- [What you are asked to do]: From the first line of the listing below, retype each line up to and including the one with "const typeIVTicks = [0,1,2,3,4,5,6];"; pictures stay out.

- [Raw data]:
>> start

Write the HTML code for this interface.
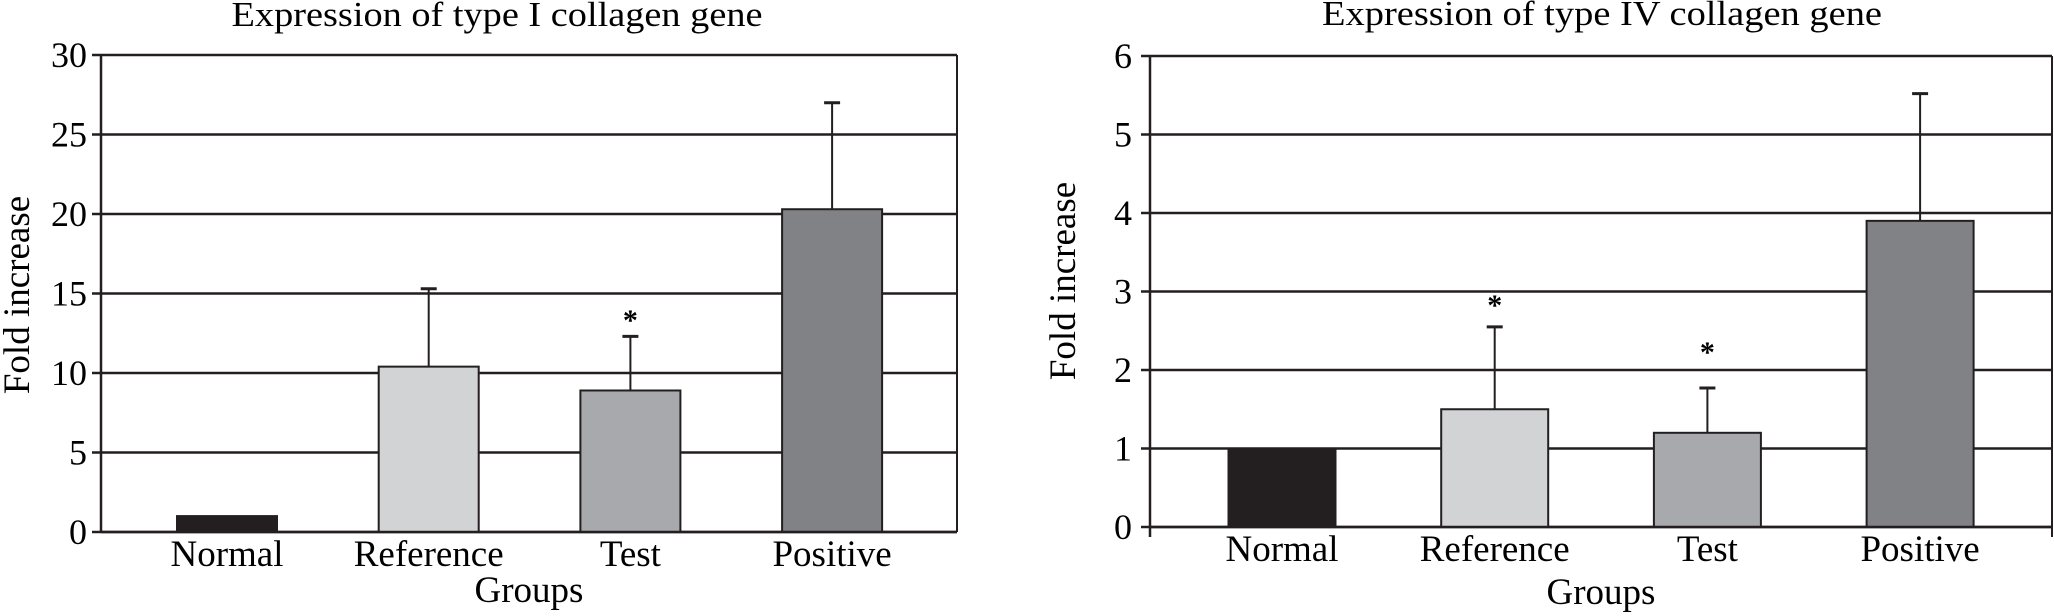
<!DOCTYPE html>
<html><head><meta charset="utf-8">
<style>
html,body{margin:0;padding:0;background:#fff;}
svg{display:block;font-family:"Liberation Serif",serif;}
</style></head>
<body>
<svg id="chart" width="2054" height="616" viewBox="0 0 2054 616" xmlns="http://www.w3.org/2000/svg">
<g id="c1"></g>
<g id="c2"></g>
</svg>
<script>
const categories = ["Normal","Reference","Test","Positive"];
const colors = ["#231f20","#d1d3d4","#a7a9ac","#808285"];
const typeIValues = [1, 10.4, 8.9, 20.3];
const typeIErrTop = [null, 15.3, 12.3, 27];
const typeIStars = [null, null, 13.6, null];
const typeITicks = [0,5,10,15,20,25,30];
const typeIVValues = [1, 1.5, 1.2, 3.9];
const typeIVErrTop = [null, 2.55, 1.77, 5.52];
const typeIVStars = [null, 2.88, 2.28, null];
const typeIVTicks = [0,1,2,3,4,5,6];

const NS="http://www.w3.org/2000/svg";
function mk(parent, tag, attrs, text){
  const el=document.createElementNS(NS,tag);
  for(const k in attrs) el.setAttribute(k,attrs[k]);
  if(text!==undefined) el.textContent=text;
  parent.appendChild(el); return el;
}
function draw(g, cfg){
  const {L,R,T,B,max,ticks,values,err,stars,c0,step,bw,title,titleX,titleY,titleLen,yTitleX,yTitleY,labelY,groupsY,tickEnd,xTicks}=cfg;
  const y=v=>B-(v/max)*(B-T);
  const x=i=>c0+step*i;
  let t=mk(g,'text',{x:titleX,y:titleY,'font-size':35,'text-anchor':'middle',textLength:titleLen,lengthAdjust:'spacingAndGlyphs'},title);
  
  
  ticks.forEach(v=>{
    const gl=mk(g,'line',{x1:L-9,x2:R,y1:y(v),y2:y(v),stroke:'#231f20','stroke-width':2.5});
    
    
    const tl=mk(g,'text',{x:tickEnd,y:y(v)+12,'font-size':36,'text-anchor':'end'},String(v));
    
    
  });
  const fr=mk(g,'line',{x1:R,x2:R,y1:T,y2:B,stroke:'#231f20','stroke-width':2});
  
  
  values.forEach((v,i)=>{
    if(err[i]!=null){
      const e=mk(g,'line',{x1:x(i),x2:x(i),y1:y(err[i]),y2:y(v),stroke:'#231f20','stroke-width':2});
      
      
      const cap=mk(g,'line',{x1:x(i)-8,x2:x(i)+8,y1:y(err[i]),y2:y(err[i]),stroke:'#231f20','stroke-width':3});
      
      
    }
    const b=mk(g,'rect',{x:x(i)-bw/2,y:y(v),width:bw,height:B-y(v),fill:colors[i],stroke:'#231f20','stroke-width':2});
    
    
    if(stars[i]!=null){
      const s=mk(g,'text',{x:x(i),y:y(stars[i])+14,'font-size':30,'font-weight':'bold','text-anchor':'middle'},'*');
      
      
    }
    const cl=mk(g,'text',{x:x(i),y:labelY,'font-size':37,'text-anchor':'middle'},categories[i]);
    
    
  });
  const ax=mk(g,'line',{x1:L,x2:R,y1:B,y2:B,stroke:'#231f20','stroke-width':2.5});
  
  
  const ay=mk(g,'line',{x1:L,x2:L,y1:T-1,y2:B+(xTicks?10:0),stroke:'#231f20','stroke-width':2.5});
  
  
  if(xTicks){
    const rt=mk(g,'line',{x1:R,x2:R,y1:B,y2:B+10,stroke:'#231f20','stroke-width':2});
    
    
  }
  const gt=mk(g,'text',{x:(L+R)/2,y:groupsY,'font-size':37,'text-anchor':'middle'},'Groups');
  
  
  const yt=mk(g,'text',{x:0,y:0,'font-size':37,'text-anchor':'middle',transform:`translate(${yTitleX},${yTitleY}) rotate(-90)`},'Fold increase');
  
  
}
draw(document.getElementById('c1'),{L:101,R:957,T:55,B:532,max:30,ticks:typeITicks,values:typeIValues,err:typeIErrTop,stars:typeIStars,
  c0:227,step:201.7,bw:100,title:'Expression of type I collagen gene',titleX:497,titleY:26,titleLen:531,yTitleX:29,yTitleY:295,labelY:566,groupsY:602,tickEnd:87,xTicks:false});
draw(document.getElementById('c2'),{L:1150,R:2052,T:56,B:527,max:6,ticks:typeIVTicks,values:typeIVValues,err:typeIVErrTop,stars:typeIVStars,
  c0:1282,step:212.7,bw:107,title:'Expression of type IV collagen gene',titleX:1602,titleY:25,titleLen:560,yTitleX:1075,yTitleY:281,labelY:561,groupsY:604,tickEnd:1132,xTicks:true});
</script>
</body></html>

>> end

- [Complete answer]:
Write the HTML code for this interface.
<!DOCTYPE html>
<html><head><meta charset="utf-8">
<style>
html,body{margin:0;padding:0;background:#fff;}
svg{display:block;font-family:"Liberation Serif",serif;}
</style></head>
<body>
<svg id="chart" width="2054" height="616" viewBox="0 0 2054 616" xmlns="http://www.w3.org/2000/svg">
<g id="c1"></g>
<g id="c2"></g>
</svg>
<script>
const categories = ["Normal","Reference","Test","Positive"];
const colors = ["#231f20","#d1d3d4","#a7a9ac","#808285"];
const typeIValues = [1, 10.4, 8.9, 20.3];
const typeIErrTop = [null, 15.3, 12.3, 27];
const typeIStars = [null, null, 13.6, null];
const typeITicks = [0,5,10,15,20,25,30];
const typeIVValues = [1, 1.5, 1.2, 3.9];
const typeIVErrTop = [null, 2.55, 1.77, 5.52];
const typeIVStars = [null, 2.88, 2.28, null];
const typeIVTicks = [0,1,2,3,4,5,6];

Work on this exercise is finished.